En millions, c’est le montant total perçu par l’organisateur OC Sports Pen Duick, grâce aux frais d’inscription dont chaque skipper doit s’acquitter. Ultim : 80 000 € HT (x8) Imoca : 25 000 € HT (x37) Ocean Fifty : 15 000 € HT (x8) Class40 : 10 000 € HT (x55) Rhum Multi : 6 600 € HT (x16) Rhum Mono: 6 600 € HT (x14).

64 000 Prime au 1er Ultim

C’est le montant en euros que remportera le premier Ultim, certainement le vainqueur au scratch. Explications : pour chaque classe ou catégorie, 20% des droits d’inscription encaissés par OC SPORT Pen Duick leur sont reversés. La répartition de cette dotation, en primes, reste ensuite à la discrétion de chaque classe.

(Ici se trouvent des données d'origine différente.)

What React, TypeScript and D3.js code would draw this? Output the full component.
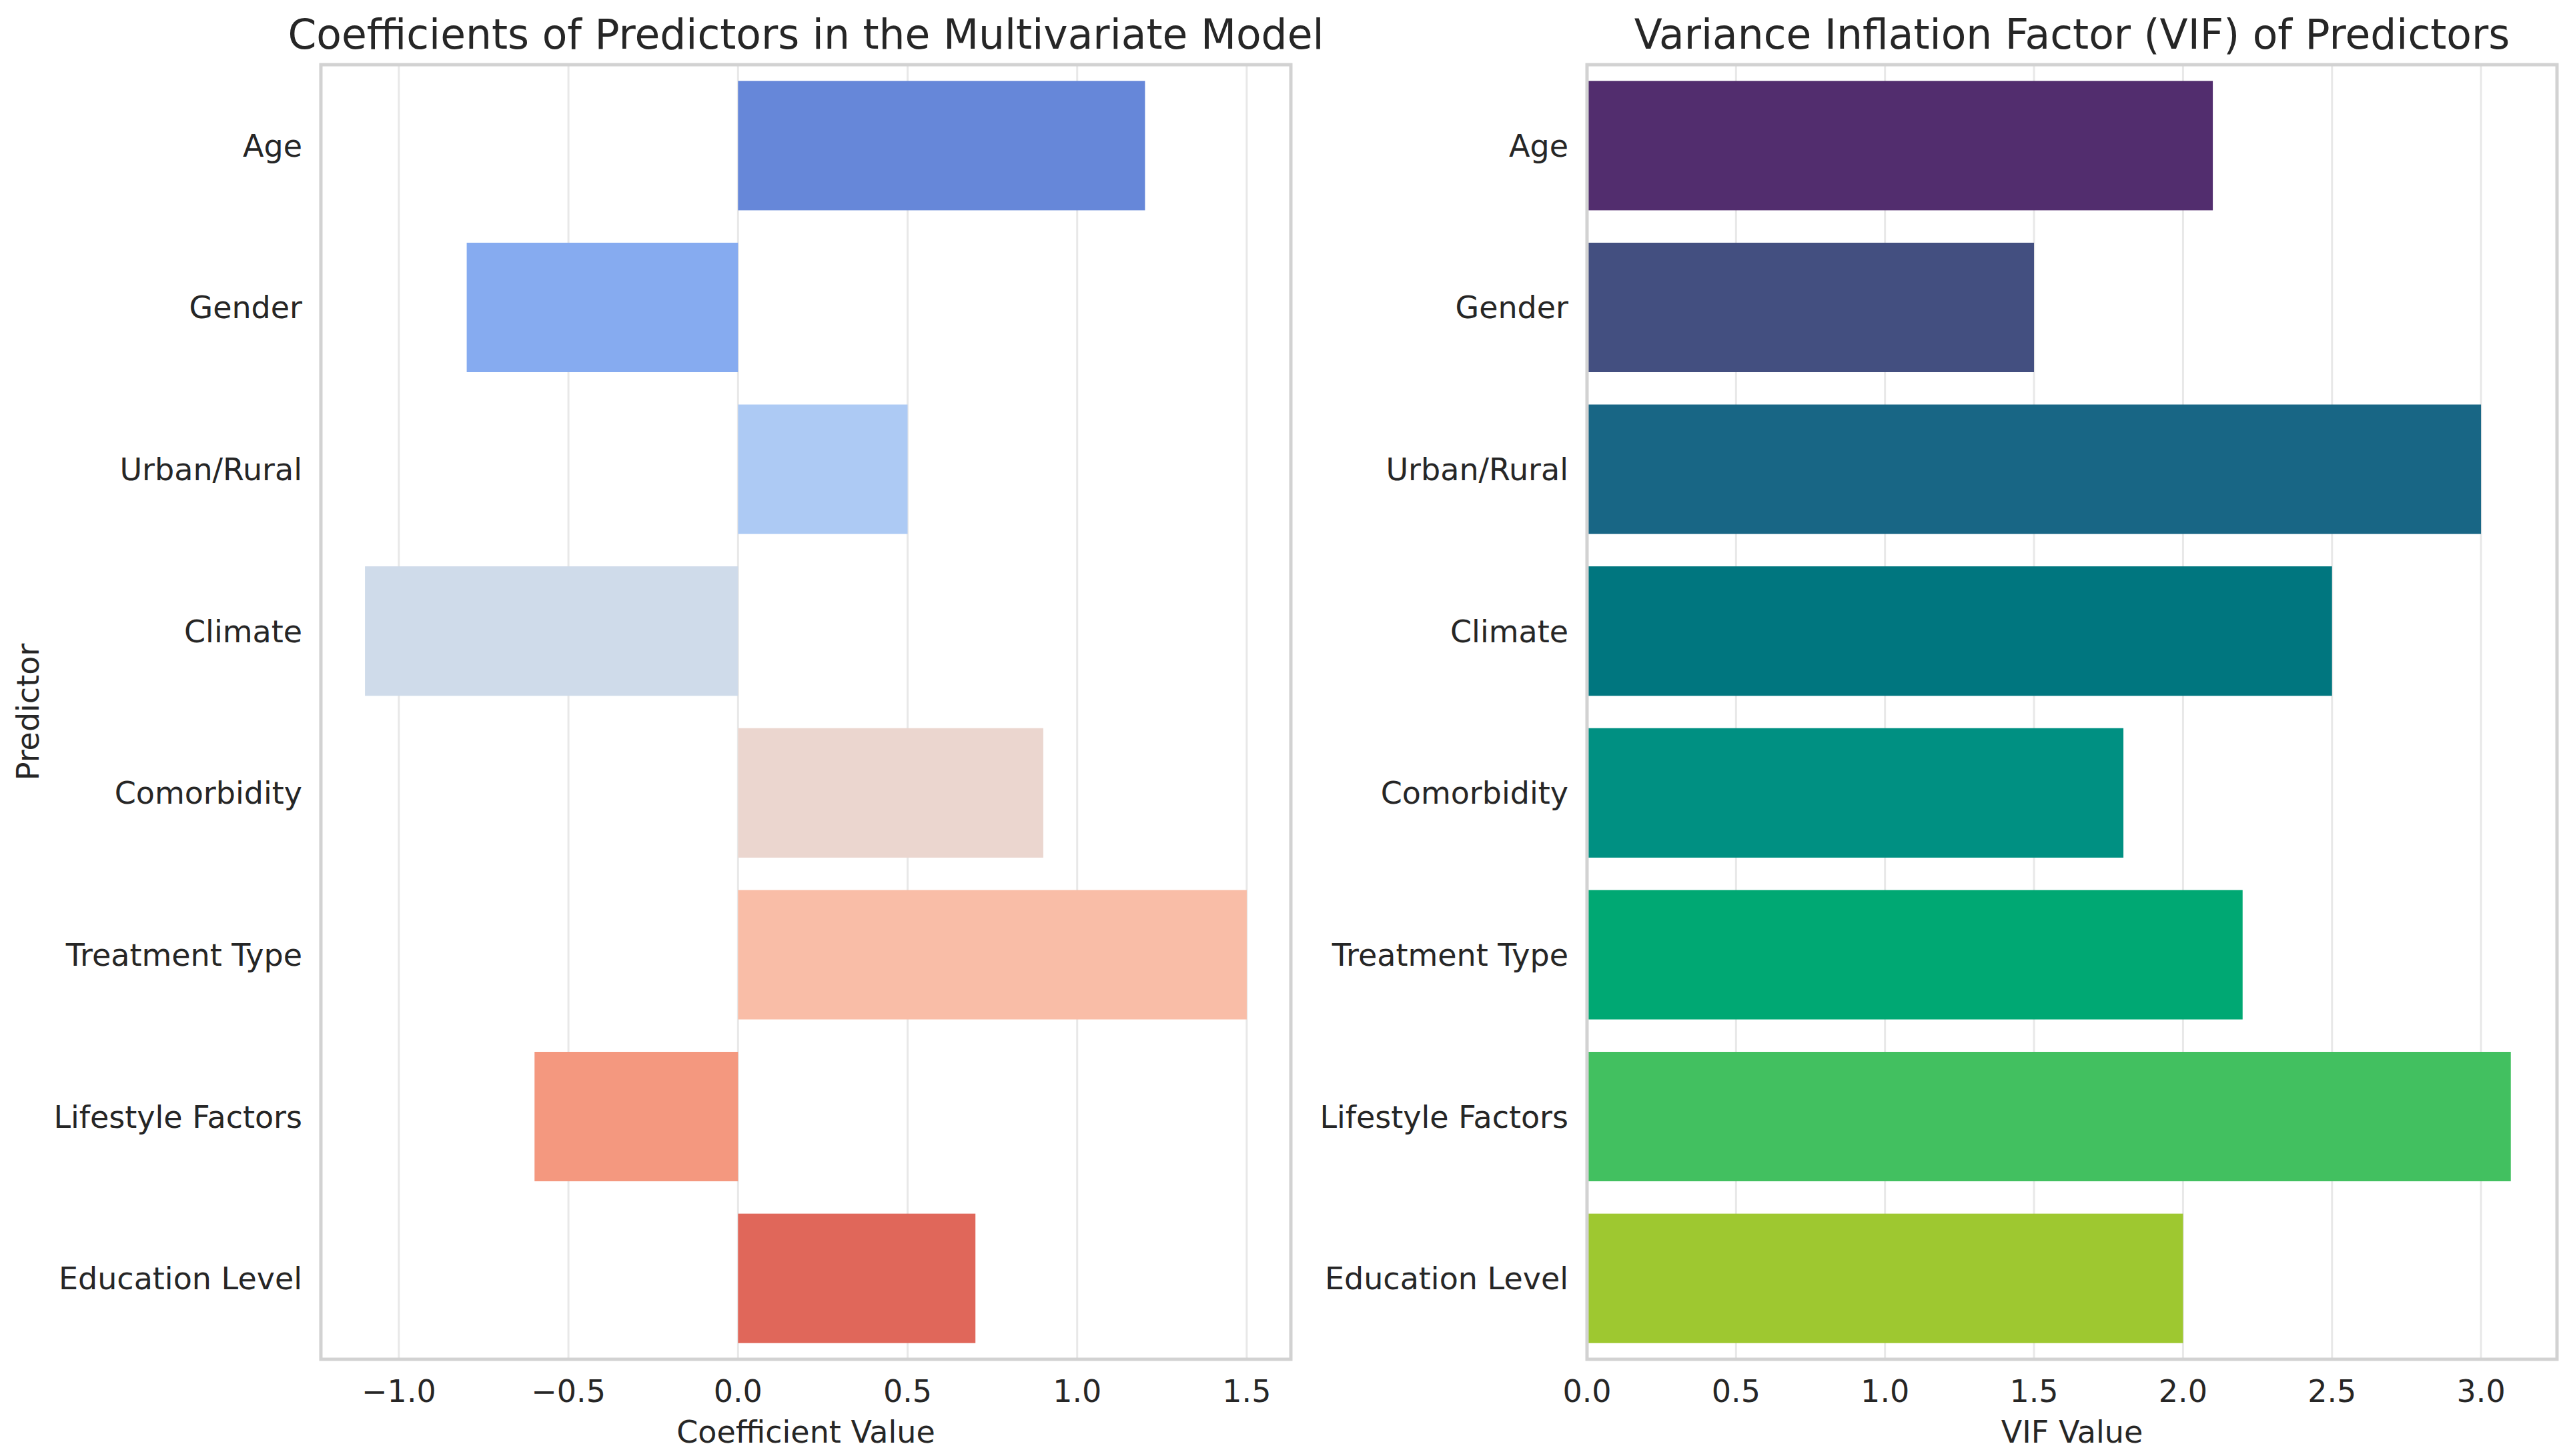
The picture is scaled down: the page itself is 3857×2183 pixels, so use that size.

Pour les vainqueurs – Ultim : 64 000 € ; Imoca : 45 000 € ; Ocean Fifty : 8 000 € ; Class40 : entre 15 et 18 000 € ; Rhum Multi : 8 448 € ; Rhum Mono : 7 392 €.

3 333 Bouée de Basse-Terre

Un prix spécial de 3 333 euros sera attribué pour chacune des classes/catégories (soit 20 000 euros remis par la CCI-IG), au bateau ayant réalisé le meilleur temps de sa classe entre la bouée de Basse-Terre et la ligne d’arrivée à Pointe-à-Pitre.

7 Le record

Le vainqueur de l’édition précédente, Francis Joyon (Idec Sport), détient le record de la traversée en 7 jours, 14 heures, 21 minutes et 47 secondes, entre Saint-Malo et Pointe-à-Pitre.

12 Ultims

En millions, le coût de construction moyen des nouveaux mastodontes de la classe Ultim. Une somme à laquelle il faut aussi ajouter un budget de fonctionnement d’environ 5 millions d’euros.

Au moment où nous mettions sous presse, nous ne connaissions pas encore l’identité du skipper privé de départ.